_Task goal:_
Reproduce every line of the material below, but drop the pictures.

_Data provided:_
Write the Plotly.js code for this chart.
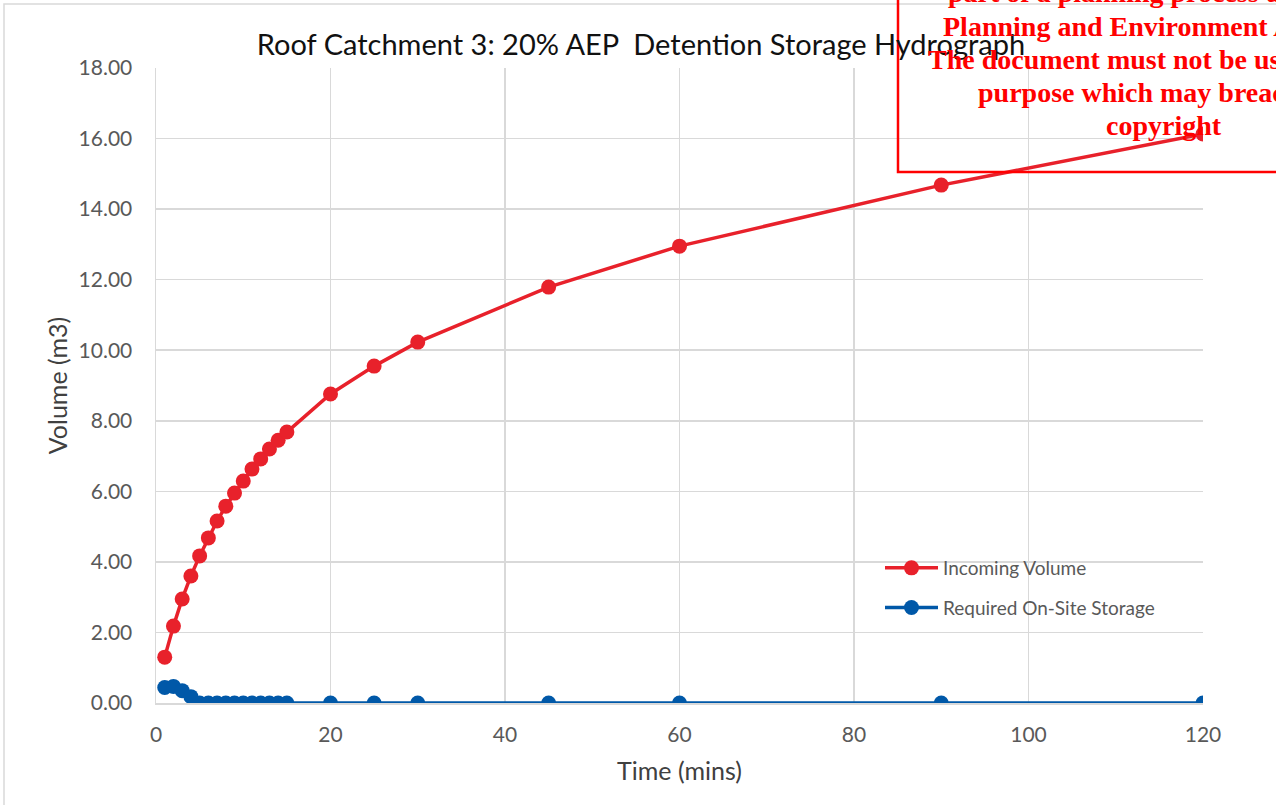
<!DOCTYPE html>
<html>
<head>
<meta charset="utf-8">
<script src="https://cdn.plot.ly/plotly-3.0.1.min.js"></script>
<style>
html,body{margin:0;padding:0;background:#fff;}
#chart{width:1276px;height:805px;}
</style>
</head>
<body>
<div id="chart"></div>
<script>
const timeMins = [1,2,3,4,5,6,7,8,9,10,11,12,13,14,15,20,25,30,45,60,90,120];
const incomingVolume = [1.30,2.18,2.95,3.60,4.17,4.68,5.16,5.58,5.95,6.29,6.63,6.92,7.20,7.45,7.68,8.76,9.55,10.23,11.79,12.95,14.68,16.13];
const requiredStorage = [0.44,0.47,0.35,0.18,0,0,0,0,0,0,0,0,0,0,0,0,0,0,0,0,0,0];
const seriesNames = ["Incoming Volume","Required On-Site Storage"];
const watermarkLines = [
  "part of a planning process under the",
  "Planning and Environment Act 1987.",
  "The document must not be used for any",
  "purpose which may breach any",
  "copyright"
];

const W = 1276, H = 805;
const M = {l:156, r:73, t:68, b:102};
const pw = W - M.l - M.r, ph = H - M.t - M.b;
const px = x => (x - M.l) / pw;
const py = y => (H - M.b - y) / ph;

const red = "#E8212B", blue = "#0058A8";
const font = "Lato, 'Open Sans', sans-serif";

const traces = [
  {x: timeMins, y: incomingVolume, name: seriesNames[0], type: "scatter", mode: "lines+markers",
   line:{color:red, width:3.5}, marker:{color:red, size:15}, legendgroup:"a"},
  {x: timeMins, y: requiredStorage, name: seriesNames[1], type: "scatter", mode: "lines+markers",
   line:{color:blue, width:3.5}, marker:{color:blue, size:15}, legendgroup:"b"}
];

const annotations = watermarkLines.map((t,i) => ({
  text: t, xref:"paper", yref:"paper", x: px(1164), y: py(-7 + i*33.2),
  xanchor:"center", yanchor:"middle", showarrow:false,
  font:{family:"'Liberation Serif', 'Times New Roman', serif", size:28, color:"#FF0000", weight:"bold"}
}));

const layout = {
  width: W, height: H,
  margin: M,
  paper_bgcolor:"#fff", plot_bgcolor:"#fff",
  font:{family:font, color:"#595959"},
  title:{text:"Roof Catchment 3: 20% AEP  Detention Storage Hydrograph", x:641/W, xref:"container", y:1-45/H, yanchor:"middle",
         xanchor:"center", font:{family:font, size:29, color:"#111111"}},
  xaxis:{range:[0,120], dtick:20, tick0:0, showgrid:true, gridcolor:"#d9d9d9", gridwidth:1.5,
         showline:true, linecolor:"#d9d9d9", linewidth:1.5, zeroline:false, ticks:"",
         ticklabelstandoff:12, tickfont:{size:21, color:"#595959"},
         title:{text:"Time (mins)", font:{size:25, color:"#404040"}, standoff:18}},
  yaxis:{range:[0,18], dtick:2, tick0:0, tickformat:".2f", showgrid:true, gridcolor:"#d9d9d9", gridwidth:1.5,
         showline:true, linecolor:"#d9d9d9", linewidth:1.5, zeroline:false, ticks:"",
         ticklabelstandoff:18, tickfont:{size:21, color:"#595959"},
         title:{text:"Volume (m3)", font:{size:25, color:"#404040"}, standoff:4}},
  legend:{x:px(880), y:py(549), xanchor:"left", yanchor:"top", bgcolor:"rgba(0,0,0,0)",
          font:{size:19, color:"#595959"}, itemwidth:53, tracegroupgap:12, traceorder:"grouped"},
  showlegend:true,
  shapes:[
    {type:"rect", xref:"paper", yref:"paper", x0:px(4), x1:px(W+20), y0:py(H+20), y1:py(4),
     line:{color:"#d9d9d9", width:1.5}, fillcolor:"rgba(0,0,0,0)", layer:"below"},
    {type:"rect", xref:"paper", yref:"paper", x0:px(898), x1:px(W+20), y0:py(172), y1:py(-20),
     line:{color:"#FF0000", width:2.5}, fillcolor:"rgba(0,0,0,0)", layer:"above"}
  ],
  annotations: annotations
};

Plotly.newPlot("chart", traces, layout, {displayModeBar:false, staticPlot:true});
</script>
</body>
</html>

_Exercise answer:_
Write the Plotly.js code for this chart.
<!DOCTYPE html>
<html>
<head>
<meta charset="utf-8">
<script src="https://cdn.plot.ly/plotly-3.0.1.min.js"></script>
<style>
html,body{margin:0;padding:0;background:#fff;}
#chart{width:1276px;height:805px;}
</style>
</head>
<body>
<div id="chart"></div>
<script>
const timeMins = [1,2,3,4,5,6,7,8,9,10,11,12,13,14,15,20,25,30,45,60,90,120];
const incomingVolume = [1.30,2.18,2.95,3.60,4.17,4.68,5.16,5.58,5.95,6.29,6.63,6.92,7.20,7.45,7.68,8.76,9.55,10.23,11.79,12.95,14.68,16.13];
const requiredStorage = [0.44,0.47,0.35,0.18,0,0,0,0,0,0,0,0,0,0,0,0,0,0,0,0,0,0];
const seriesNames = ["Incoming Volume","Required On-Site Storage"];
const watermarkLines = [
  "part of a planning process under the",
  "Planning and Environment Act 1987.",
  "The document must not be used for any",
  "purpose which may breach any",
  "copyright"
];

const W = 1276, H = 805;
const M = {l:156, r:73, t:68, b:102};
const pw = W - M.l - M.r, ph = H - M.t - M.b;
const px = x => (x - M.l) / pw;
const py = y => (H - M.b - y) / ph;

const red = "#E8212B", blue = "#0058A8";
const font = "Lato, 'Open Sans', sans-serif";

const traces = [
  {x: timeMins, y: incomingVolume, name: seriesNames[0], type: "scatter", mode: "lines+markers",
   line:{color:red, width:3.5}, marker:{color:red, size:15}, legendgroup:"a"},
  {x: timeMins, y: requiredStorage, name: seriesNames[1], type: "scatter", mode: "lines+markers",
   line:{color:blue, width:3.5}, marker:{color:blue, size:15}, legendgroup:"b"}
];

const annotations = watermarkLines.map((t,i) => ({
  text: t, xref:"paper", yref:"paper", x: px(1164), y: py(-7 + i*33.2),
  xanchor:"center", yanchor:"middle", showarrow:false,
  font:{family:"'Liberation Serif', 'Times New Roman', serif", size:28, color:"#FF0000", weight:"bold"}
}));

const layout = {
  width: W, height: H,
  margin: M,
  paper_bgcolor:"#fff", plot_bgcolor:"#fff",
  font:{family:font, color:"#595959"},
  title:{text:"Roof Catchment 3: 20% AEP  Detention Storage Hydrograph", x:641/W, xref:"container", y:1-45/H, yanchor:"middle",
         xanchor:"center", font:{family:font, size:29, color:"#111111"}},
  xaxis:{range:[0,120], dtick:20, tick0:0, showgrid:true, gridcolor:"#d9d9d9", gridwidth:1.5,
         showline:true, linecolor:"#d9d9d9", linewidth:1.5, zeroline:false, ticks:"",
         ticklabelstandoff:12, tickfont:{size:21, color:"#595959"},
         title:{text:"Time (mins)", font:{size:25, color:"#404040"}, standoff:18}},
  yaxis:{range:[0,18], dtick:2, tick0:0, tickformat:".2f", showgrid:true, gridcolor:"#d9d9d9", gridwidth:1.5,
         showline:true, linecolor:"#d9d9d9", linewidth:1.5, zeroline:false, ticks:"",
         ticklabelstandoff:18, tickfont:{size:21, color:"#595959"},
         title:{text:"Volume (m3)", font:{size:25, color:"#404040"}, standoff:4}},
  legend:{x:px(880), y:py(549), xanchor:"left", yanchor:"top", bgcolor:"rgba(0,0,0,0)",
          font:{size:19, color:"#595959"}, itemwidth:53, tracegroupgap:12, traceorder:"grouped"},
  showlegend:true,
  shapes:[
    {type:"rect", xref:"paper", yref:"paper", x0:px(4), x1:px(W+20), y0:py(H+20), y1:py(4),
     line:{color:"#d9d9d9", width:1.5}, fillcolor:"rgba(0,0,0,0)", layer:"below"},
    {type:"rect", xref:"paper", yref:"paper", x0:px(898), x1:px(W+20), y0:py(172), y1:py(-20),
     line:{color:"#FF0000", width:2.5}, fillcolor:"rgba(0,0,0,0)", layer:"above"}
  ],
  annotations: annotations
};

Plotly.newPlot("chart", traces, layout, {displayModeBar:false, staticPlot:true});
</script>
</body>
</html>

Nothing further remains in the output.